Exercise prompt:
Will you repeat only the lines from the one with "Output the web" through the one with "80, 90, 100];", both included, leaving every picture out?

Data shown:
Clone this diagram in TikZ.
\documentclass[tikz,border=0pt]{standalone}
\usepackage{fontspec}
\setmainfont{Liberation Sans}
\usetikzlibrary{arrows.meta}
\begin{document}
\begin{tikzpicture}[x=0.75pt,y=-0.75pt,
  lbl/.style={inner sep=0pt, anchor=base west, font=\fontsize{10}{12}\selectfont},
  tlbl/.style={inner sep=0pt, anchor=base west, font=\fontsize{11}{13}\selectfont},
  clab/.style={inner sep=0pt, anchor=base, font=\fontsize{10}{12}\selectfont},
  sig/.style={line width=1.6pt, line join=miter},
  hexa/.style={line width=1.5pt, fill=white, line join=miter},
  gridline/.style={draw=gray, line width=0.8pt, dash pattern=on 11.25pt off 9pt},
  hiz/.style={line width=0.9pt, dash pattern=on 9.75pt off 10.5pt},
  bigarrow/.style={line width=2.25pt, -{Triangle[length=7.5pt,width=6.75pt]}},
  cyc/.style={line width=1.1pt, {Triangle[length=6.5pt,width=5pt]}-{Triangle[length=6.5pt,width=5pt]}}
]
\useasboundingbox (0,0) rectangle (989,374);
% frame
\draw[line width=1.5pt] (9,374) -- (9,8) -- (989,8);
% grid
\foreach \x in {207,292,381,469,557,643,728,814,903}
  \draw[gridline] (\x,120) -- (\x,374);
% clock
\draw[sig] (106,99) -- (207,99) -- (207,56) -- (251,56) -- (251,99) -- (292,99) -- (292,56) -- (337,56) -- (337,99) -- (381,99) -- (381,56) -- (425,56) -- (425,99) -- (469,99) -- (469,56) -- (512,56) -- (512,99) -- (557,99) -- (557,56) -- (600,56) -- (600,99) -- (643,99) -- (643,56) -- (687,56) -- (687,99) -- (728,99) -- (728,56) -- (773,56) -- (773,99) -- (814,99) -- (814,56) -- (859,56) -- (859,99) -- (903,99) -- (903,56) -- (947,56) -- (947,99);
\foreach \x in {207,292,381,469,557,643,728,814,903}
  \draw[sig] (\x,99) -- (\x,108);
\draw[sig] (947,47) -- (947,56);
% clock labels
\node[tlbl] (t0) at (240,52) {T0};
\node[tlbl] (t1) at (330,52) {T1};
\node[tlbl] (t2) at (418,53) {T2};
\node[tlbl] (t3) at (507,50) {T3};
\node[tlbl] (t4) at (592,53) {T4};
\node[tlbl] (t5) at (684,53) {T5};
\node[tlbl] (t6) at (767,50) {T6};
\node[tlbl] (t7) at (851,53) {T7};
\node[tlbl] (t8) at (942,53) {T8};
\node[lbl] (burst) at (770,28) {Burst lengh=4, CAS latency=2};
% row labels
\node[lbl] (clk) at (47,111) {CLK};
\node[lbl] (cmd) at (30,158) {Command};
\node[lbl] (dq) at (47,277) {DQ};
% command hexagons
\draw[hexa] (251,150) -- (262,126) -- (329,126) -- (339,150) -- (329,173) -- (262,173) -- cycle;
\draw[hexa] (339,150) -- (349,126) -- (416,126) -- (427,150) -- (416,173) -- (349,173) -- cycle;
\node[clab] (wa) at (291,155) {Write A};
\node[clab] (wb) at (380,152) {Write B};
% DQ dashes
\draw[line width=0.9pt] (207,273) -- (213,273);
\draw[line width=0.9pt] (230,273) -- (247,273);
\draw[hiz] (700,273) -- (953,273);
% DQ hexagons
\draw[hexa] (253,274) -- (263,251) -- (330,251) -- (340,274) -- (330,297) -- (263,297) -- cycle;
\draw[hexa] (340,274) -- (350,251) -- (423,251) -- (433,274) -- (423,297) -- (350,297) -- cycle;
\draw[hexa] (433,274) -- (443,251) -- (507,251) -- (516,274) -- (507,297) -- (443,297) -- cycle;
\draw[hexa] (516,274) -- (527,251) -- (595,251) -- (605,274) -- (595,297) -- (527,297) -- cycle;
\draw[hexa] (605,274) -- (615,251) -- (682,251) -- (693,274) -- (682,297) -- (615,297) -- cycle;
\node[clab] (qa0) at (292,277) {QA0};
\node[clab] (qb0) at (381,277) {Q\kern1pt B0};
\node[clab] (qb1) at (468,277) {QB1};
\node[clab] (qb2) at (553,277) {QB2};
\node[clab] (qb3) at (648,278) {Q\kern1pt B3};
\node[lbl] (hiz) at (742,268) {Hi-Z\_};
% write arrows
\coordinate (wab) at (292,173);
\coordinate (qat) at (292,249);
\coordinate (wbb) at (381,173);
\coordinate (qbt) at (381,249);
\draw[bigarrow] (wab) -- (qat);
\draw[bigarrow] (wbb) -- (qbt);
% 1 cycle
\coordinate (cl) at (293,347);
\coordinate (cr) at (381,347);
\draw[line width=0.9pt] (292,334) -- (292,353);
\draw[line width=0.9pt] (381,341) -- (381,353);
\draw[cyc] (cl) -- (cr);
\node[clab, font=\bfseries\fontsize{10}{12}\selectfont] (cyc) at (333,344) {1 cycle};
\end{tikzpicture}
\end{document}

* * *

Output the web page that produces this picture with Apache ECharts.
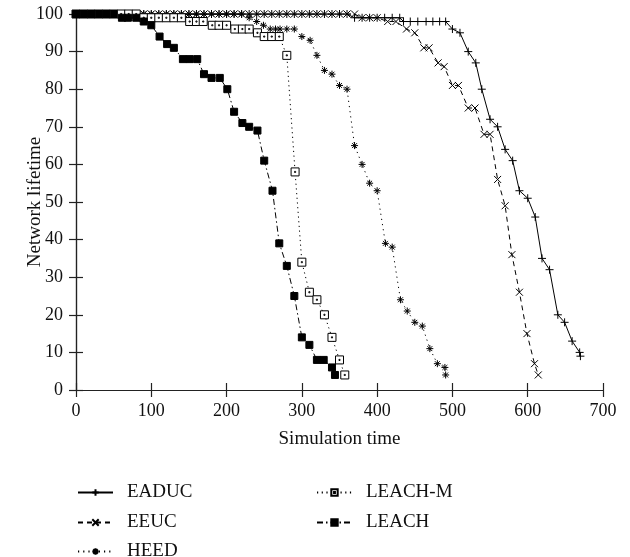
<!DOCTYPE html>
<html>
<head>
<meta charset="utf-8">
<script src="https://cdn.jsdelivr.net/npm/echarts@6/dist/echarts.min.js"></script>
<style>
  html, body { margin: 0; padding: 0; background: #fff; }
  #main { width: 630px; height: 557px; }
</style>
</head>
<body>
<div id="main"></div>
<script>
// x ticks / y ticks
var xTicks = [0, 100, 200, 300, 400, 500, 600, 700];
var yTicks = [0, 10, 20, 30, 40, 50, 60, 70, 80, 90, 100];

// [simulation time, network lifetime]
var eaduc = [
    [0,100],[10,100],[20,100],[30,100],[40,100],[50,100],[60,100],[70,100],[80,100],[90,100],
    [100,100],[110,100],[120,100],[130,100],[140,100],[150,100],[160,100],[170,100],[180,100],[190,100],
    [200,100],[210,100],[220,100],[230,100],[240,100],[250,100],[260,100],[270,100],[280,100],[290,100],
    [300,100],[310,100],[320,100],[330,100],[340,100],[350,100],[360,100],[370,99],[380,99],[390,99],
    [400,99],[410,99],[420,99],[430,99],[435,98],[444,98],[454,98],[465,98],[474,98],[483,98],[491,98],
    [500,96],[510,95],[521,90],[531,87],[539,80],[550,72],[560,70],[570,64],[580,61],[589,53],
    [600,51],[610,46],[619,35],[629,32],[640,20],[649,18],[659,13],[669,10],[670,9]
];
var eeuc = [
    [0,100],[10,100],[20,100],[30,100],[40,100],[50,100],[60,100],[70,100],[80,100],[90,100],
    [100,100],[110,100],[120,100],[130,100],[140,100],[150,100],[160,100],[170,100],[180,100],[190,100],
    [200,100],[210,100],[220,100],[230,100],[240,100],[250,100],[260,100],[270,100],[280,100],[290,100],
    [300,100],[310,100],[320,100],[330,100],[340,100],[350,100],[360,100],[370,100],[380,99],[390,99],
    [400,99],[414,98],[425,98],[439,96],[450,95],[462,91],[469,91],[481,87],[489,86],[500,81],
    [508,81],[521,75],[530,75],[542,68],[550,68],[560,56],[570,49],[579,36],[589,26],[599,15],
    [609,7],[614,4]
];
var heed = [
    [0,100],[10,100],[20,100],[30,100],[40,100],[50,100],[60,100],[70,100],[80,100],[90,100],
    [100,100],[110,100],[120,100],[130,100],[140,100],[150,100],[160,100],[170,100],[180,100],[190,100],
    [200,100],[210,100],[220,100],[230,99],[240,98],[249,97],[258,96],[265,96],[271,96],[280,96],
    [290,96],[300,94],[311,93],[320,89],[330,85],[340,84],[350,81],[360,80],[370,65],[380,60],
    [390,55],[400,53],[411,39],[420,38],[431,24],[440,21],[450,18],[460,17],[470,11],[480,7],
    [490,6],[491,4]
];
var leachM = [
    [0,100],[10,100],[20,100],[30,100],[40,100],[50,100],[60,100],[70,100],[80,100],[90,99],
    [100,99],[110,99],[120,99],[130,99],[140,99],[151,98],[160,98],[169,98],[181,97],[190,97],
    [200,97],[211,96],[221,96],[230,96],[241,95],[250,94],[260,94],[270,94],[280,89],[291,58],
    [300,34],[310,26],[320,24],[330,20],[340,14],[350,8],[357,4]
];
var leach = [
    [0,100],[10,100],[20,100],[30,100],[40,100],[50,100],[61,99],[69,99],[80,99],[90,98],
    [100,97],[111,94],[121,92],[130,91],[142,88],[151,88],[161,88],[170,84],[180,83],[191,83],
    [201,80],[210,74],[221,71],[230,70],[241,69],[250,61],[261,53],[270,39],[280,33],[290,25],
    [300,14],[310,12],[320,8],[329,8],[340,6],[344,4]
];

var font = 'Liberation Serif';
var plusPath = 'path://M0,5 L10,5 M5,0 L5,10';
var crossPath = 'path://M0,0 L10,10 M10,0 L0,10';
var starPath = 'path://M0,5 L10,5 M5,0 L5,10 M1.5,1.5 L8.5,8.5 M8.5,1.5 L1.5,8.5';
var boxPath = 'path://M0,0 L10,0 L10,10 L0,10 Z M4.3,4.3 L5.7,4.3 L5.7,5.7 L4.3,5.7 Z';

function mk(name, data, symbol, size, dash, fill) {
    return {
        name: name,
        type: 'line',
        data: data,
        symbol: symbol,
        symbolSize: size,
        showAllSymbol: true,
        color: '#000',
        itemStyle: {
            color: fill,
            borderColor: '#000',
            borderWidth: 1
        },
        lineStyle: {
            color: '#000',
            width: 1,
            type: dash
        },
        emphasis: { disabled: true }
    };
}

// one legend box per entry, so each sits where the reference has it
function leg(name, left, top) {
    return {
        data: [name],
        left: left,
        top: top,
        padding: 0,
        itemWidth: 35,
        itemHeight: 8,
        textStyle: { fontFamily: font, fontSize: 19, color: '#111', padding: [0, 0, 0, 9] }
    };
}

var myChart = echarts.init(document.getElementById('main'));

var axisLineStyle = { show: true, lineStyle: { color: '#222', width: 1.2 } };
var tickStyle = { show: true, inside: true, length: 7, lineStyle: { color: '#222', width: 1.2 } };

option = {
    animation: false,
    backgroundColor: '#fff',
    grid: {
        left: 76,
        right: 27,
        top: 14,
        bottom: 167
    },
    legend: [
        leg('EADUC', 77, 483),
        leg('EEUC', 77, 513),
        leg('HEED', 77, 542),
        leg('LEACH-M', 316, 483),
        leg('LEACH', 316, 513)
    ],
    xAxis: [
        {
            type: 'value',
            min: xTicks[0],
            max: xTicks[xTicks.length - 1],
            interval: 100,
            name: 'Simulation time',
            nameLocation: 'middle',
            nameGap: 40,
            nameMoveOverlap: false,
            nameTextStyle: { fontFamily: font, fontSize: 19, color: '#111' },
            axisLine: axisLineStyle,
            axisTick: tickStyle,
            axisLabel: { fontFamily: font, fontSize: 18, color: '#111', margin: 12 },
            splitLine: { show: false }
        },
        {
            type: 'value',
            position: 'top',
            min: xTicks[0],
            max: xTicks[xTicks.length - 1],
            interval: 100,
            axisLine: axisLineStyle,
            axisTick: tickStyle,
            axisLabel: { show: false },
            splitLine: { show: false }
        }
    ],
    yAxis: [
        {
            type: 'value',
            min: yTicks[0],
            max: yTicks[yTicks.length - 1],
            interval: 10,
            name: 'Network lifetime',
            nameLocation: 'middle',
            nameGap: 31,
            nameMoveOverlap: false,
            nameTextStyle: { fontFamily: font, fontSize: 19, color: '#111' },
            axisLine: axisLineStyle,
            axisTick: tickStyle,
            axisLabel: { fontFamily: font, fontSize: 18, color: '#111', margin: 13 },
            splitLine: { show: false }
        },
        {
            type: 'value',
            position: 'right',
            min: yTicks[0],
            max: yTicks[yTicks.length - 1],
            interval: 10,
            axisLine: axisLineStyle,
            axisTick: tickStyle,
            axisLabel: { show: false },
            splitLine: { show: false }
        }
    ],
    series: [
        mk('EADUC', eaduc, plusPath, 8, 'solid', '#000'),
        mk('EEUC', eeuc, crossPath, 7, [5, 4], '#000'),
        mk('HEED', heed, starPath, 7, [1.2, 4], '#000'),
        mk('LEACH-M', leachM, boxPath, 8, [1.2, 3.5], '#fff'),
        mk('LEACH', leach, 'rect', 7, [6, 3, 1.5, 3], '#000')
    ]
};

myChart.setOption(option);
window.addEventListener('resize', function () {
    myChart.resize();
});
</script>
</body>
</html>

...

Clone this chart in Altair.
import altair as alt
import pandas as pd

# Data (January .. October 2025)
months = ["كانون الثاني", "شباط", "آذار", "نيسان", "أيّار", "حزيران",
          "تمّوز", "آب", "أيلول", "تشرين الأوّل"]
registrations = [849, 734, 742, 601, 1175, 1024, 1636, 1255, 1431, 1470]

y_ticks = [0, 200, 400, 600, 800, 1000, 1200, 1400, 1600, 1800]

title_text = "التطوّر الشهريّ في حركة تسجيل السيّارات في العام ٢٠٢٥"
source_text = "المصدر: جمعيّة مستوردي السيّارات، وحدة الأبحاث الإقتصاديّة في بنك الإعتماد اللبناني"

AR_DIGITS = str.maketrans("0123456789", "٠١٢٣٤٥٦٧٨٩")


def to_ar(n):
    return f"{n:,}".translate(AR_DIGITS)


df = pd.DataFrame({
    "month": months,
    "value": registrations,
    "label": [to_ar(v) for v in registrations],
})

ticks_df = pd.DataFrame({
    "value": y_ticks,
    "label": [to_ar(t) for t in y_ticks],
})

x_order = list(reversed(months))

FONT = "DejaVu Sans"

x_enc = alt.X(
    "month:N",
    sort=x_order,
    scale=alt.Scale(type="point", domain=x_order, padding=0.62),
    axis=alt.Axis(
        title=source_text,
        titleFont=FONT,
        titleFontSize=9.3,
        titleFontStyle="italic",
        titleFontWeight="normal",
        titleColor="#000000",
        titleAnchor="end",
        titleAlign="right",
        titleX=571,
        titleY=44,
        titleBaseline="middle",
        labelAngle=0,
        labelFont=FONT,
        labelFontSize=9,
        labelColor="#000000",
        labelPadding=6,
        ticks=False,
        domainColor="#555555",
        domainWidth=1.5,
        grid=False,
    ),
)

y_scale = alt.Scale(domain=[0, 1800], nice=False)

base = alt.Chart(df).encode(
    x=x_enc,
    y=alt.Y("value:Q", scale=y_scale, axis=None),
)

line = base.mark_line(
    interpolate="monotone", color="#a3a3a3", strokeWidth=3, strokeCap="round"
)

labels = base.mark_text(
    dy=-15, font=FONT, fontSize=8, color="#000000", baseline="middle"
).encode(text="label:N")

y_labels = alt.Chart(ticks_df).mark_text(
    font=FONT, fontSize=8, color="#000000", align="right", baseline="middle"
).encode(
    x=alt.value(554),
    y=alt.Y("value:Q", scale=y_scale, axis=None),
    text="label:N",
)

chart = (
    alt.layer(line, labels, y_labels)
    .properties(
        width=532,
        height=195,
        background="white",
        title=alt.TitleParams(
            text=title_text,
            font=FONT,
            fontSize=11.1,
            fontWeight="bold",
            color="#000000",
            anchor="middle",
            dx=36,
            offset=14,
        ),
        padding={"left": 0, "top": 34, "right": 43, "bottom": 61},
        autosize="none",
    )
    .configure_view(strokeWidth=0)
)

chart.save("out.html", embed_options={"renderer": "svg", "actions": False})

Solution for this problem:
Output the web page that produces this picture with Apache ECharts.
<!DOCTYPE html>
<html>
<head>
<meta charset="utf-8">
<script src="https://cdn.jsdelivr.net/npm/echarts@6/dist/echarts.min.js"></script>
<style>
  html, body { margin: 0; padding: 0; background: #fff; }
  #main { width: 630px; height: 557px; }
</style>
</head>
<body>
<div id="main"></div>
<script>
// x ticks / y ticks
var xTicks = [0, 100, 200, 300, 400, 500, 600, 700];
var yTicks = [0, 10, 20, 30, 40, 50, 60, 70, 80, 90, 100];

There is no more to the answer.